Continual learning with hypernetworks
08 Feb 2021Introduction
-
The paper proposes the use of task-conditioned HyperNetworks for lifelong learning / continual learning setups.
-
The idea is, the HyperNetwork would only need to remember the task-conditioned weights and not the input-output mapping for all the data points.
Terminology
-
$f$ denotes the network for the given $t^{th}$ task.
-
$h$ denotes the HyperNetwork that generates the weights for $f$.
-
$\Theta_{h}$ denotes the parameters of $h$.
-
$e^{t}$ denotes the input task-embedding for the $t^{th}$ task.
Approach
-
When training on the $t^{th}$ task, the HyperNetworks generates the weights for the network $f$.
-
The current task loss is computed using the generated weights, and the candidate weight update ($\Delta \Theta_{h}$) is computed for $h$.
-
The actual parameter change is computed by the following expression:
$L_{total} = L{task}(\Theta_{h}, e^{T}, X^{T}, Y^{T}) + \frac{\beta_{output}}{T-1} \sum_{t=1}^{T-1} | f_{h}(e^{t}, \Theta_{h}^*) - f_{h}(e^{(t)}, \Theta_{h} + \Delta \Theta_{h} ))|^2$
-
$L_{task}$ is the loss for the current task.
-
$(X^{T}, Y^{T})$ denotes the training datapoints for the $T^{th}$ task.
-
$\beta_{output}$ is a hyperparameter to control the regularizer’s strength.
-
$\Theta_{h}^*$ denotes the optimal parameters after training on the $T-1$ tasks.
-
$\Theta_{h} + \Delta \Theta_{h}$ denotes the one-step update on the current $h$ model.
-
In practice, the task encoding $e^{t}$ is chunked into smaller vectors, and these vectors are fed as input to the HyperNetwork.
-
This enables the HyperNetwork to produce weights iteratively, instead of all at once, thus helping to scale to larger models.
-
The paper also considers the problem of inferring the task embedding from a given input pattern.
-
Specifically, the paper uses task-dependent uncertainty, where the task embedding with the least predictive uncertainty is chosen as the task embedding for the given unknown task.
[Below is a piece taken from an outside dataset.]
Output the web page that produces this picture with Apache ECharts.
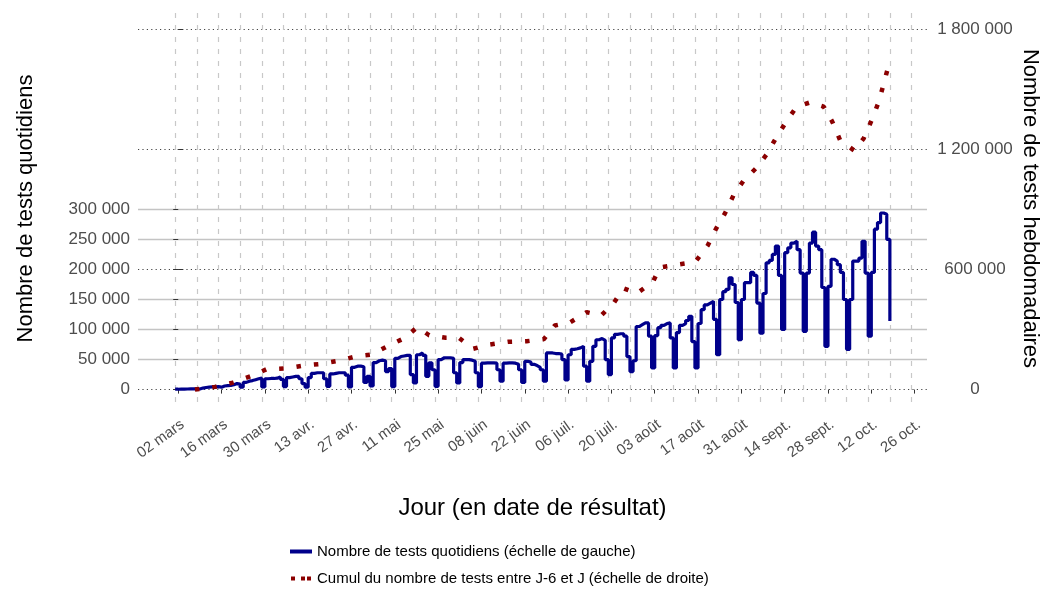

This approach is referred to as HNET+ENT.
-
The paper also considers using HyperNetworks to learn the weights for a task-specific generative model. This generative model will be used to generate pseudo samples for rehearsal-based approaches. The paper considers two cases:
-
HNET+R where the replay model (i.e., the generative model) is parameterized using a HyperNetwork.
-
HNET+TIR, where an auxiliary task inference classifier is used to predict the task identity.
-
Experiments
-
Three setups are considered
-
CL1 - Task identity is given to the model.
-
CL2 - Task identity is not given, but task-specific heads are used.
-
CL3 - Task identity needs to be explicitly inferred.
-
-
On the permuted MNIST task, the proposed approach outperforms baselines like Synaptic Intelligence and Online EWC, and the performance gap is more significant for larger task sequences.
-
Forward knowledge transfer is observed with the CIFAR datasets.
-
One potential limitation (which is more of a limitation of HyperNetworks) is that HyperNetworks may be harder to scale for larger models like ResNet50 or transformers, thus limiting their usefulness for lifelong learning use cases.